WHAT THE TASK ASKS
Start at the line containing "Rebuild this chart" and stop at the line containing "s.set_visible(False)"; copy those lines exactly, both ends included, and no others.

(Collection entries)
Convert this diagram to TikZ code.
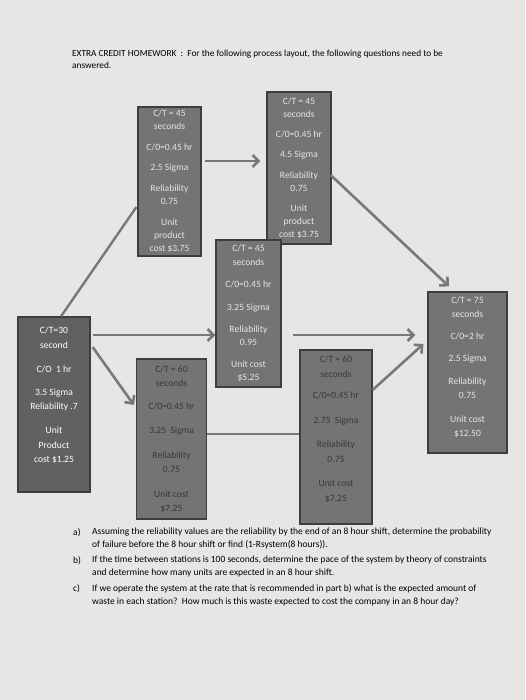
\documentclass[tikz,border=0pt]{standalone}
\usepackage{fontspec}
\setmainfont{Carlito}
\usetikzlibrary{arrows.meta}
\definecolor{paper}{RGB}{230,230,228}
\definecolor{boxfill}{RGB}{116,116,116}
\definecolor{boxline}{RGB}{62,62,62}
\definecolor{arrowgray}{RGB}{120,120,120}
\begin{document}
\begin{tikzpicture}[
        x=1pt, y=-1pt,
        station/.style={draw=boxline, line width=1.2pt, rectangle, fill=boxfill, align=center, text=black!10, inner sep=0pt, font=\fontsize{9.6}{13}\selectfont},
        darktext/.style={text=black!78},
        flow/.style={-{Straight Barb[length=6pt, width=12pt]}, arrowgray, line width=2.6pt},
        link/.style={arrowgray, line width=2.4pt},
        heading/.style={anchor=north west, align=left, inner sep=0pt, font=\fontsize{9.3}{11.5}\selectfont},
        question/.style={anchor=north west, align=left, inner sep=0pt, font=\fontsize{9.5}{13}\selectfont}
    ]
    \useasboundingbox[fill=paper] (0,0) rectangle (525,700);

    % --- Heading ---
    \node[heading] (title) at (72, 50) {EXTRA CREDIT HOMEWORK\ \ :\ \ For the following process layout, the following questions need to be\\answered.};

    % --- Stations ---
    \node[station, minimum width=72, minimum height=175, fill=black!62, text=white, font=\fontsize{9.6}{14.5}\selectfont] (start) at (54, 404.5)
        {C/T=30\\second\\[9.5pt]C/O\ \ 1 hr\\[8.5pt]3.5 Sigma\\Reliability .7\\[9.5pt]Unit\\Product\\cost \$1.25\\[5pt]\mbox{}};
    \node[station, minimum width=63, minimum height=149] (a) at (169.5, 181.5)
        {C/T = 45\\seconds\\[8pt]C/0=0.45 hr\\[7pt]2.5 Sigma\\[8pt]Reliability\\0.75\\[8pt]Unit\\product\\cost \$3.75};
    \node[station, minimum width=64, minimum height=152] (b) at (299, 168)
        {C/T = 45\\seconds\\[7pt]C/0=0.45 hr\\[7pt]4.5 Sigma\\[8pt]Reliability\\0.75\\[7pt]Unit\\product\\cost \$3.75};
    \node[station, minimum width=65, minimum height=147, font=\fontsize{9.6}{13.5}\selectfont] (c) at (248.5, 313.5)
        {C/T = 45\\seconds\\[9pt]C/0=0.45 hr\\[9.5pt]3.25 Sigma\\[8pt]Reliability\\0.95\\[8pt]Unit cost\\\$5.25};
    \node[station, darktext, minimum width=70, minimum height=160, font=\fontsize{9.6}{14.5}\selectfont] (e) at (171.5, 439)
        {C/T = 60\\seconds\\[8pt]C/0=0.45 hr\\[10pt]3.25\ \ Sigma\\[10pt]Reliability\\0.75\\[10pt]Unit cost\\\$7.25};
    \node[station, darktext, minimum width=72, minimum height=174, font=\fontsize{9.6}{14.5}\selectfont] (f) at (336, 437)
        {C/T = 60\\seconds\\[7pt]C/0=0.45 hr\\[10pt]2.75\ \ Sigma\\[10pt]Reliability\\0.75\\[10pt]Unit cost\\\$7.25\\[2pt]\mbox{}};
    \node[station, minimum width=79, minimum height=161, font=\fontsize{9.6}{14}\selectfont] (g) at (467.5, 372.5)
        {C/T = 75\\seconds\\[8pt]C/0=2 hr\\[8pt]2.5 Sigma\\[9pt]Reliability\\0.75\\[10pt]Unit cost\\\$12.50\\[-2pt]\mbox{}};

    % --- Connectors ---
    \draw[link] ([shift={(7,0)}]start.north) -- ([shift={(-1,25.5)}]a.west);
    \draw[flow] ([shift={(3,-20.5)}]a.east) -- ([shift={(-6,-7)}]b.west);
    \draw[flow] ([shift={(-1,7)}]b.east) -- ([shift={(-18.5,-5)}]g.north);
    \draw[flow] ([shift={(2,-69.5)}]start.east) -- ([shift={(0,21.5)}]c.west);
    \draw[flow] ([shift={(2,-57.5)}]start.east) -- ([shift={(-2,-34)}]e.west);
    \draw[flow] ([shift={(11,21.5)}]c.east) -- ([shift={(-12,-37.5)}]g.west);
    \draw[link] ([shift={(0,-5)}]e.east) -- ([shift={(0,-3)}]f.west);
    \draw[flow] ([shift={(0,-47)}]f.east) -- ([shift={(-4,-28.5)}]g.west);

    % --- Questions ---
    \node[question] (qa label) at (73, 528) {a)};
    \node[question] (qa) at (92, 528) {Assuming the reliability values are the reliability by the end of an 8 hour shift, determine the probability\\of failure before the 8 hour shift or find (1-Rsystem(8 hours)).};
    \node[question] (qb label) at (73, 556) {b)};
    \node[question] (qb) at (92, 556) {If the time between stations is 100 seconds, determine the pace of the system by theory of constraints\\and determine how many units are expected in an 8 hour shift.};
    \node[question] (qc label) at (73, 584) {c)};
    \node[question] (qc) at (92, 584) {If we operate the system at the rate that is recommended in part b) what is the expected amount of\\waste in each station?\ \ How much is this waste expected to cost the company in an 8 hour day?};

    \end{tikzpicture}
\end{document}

--

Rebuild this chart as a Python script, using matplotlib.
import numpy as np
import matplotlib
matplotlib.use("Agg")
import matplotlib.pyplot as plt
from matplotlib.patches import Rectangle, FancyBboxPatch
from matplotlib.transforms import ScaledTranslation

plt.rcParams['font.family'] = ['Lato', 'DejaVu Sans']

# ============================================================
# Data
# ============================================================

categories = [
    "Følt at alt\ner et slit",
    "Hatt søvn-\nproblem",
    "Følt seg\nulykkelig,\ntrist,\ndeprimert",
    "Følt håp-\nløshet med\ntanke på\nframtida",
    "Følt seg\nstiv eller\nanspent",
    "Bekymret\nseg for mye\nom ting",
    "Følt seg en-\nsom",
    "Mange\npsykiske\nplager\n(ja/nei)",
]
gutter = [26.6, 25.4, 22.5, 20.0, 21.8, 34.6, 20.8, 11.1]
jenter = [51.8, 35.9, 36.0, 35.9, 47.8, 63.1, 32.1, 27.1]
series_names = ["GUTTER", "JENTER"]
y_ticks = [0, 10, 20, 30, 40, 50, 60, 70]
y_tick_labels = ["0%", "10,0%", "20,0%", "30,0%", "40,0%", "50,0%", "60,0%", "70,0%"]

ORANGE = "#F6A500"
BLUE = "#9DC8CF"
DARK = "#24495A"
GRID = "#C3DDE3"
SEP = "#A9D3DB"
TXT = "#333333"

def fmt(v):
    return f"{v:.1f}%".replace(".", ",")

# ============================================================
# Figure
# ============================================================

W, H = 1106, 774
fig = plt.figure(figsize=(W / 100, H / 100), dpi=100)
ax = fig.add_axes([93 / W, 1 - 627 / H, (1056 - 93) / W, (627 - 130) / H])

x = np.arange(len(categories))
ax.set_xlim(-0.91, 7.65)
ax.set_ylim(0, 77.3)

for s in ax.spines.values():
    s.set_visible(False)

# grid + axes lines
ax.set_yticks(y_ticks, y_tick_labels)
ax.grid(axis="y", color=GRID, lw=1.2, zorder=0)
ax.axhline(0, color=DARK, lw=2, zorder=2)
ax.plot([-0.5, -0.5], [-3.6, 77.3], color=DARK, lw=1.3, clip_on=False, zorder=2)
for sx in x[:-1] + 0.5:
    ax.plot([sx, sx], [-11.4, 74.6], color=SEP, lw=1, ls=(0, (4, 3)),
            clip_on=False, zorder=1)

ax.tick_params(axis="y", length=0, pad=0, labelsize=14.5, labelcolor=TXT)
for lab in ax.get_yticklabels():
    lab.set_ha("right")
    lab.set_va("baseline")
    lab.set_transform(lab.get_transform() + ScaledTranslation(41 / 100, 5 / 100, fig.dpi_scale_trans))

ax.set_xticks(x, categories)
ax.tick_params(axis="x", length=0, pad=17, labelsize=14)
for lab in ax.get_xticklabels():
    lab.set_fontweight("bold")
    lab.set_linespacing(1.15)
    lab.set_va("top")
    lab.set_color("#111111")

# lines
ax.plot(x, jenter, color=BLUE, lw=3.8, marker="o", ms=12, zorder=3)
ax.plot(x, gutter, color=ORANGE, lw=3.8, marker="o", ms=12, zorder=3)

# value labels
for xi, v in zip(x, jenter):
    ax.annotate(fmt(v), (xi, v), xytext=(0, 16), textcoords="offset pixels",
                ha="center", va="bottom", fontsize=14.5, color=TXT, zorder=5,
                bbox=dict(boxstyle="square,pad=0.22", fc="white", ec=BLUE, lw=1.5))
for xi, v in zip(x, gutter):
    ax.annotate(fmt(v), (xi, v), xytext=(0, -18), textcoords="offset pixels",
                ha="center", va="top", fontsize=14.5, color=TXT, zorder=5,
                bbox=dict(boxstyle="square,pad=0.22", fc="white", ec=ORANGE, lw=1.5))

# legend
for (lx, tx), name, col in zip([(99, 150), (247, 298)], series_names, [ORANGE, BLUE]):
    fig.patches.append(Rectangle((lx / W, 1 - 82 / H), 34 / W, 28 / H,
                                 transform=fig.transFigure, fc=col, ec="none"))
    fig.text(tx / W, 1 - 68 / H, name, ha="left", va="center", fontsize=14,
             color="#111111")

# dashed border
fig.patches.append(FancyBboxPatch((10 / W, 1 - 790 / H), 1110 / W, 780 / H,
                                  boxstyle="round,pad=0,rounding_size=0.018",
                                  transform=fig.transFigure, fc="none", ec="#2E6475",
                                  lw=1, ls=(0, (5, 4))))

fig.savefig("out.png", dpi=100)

RESULT
Rebuild this chart as a Python script, using matplotlib.
import numpy as np
import matplotlib
matplotlib.use("Agg")
import matplotlib.pyplot as plt
from matplotlib.patches import Rectangle, FancyBboxPatch
from matplotlib.transforms import ScaledTranslation

plt.rcParams['font.family'] = ['Lato', 'DejaVu Sans']

# ============================================================
# Data
# ============================================================

categories = [
    "Følt at alt\ner et slit",
    "Hatt søvn-\nproblem",
    "Følt seg\nulykkelig,\ntrist,\ndeprimert",
    "Følt håp-\nløshet med\ntanke på\nframtida",
    "Følt seg\nstiv eller\nanspent",
    "Bekymret\nseg for mye\nom ting",
    "Følt seg en-\nsom",
    "Mange\npsykiske\nplager\n(ja/nei)",
]
gutter = [26.6, 25.4, 22.5, 20.0, 21.8, 34.6, 20.8, 11.1]
jenter = [51.8, 35.9, 36.0, 35.9, 47.8, 63.1, 32.1, 27.1]
series_names = ["GUTTER", "JENTER"]
y_ticks = [0, 10, 20, 30, 40, 50, 60, 70]
y_tick_labels = ["0%", "10,0%", "20,0%", "30,0%", "40,0%", "50,0%", "60,0%", "70,0%"]

ORANGE = "#F6A500"
BLUE = "#9DC8CF"
DARK = "#24495A"
GRID = "#C3DDE3"
SEP = "#A9D3DB"
TXT = "#333333"

def fmt(v):
    return f"{v:.1f}%".replace(".", ",")

# ============================================================
# Figure
# ============================================================

W, H = 1106, 774
fig = plt.figure(figsize=(W / 100, H / 100), dpi=100)
ax = fig.add_axes([93 / W, 1 - 627 / H, (1056 - 93) / W, (627 - 130) / H])

x = np.arange(len(categories))
ax.set_xlim(-0.91, 7.65)
ax.set_ylim(0, 77.3)

for s in ax.spines.values():
    s.set_visible(False)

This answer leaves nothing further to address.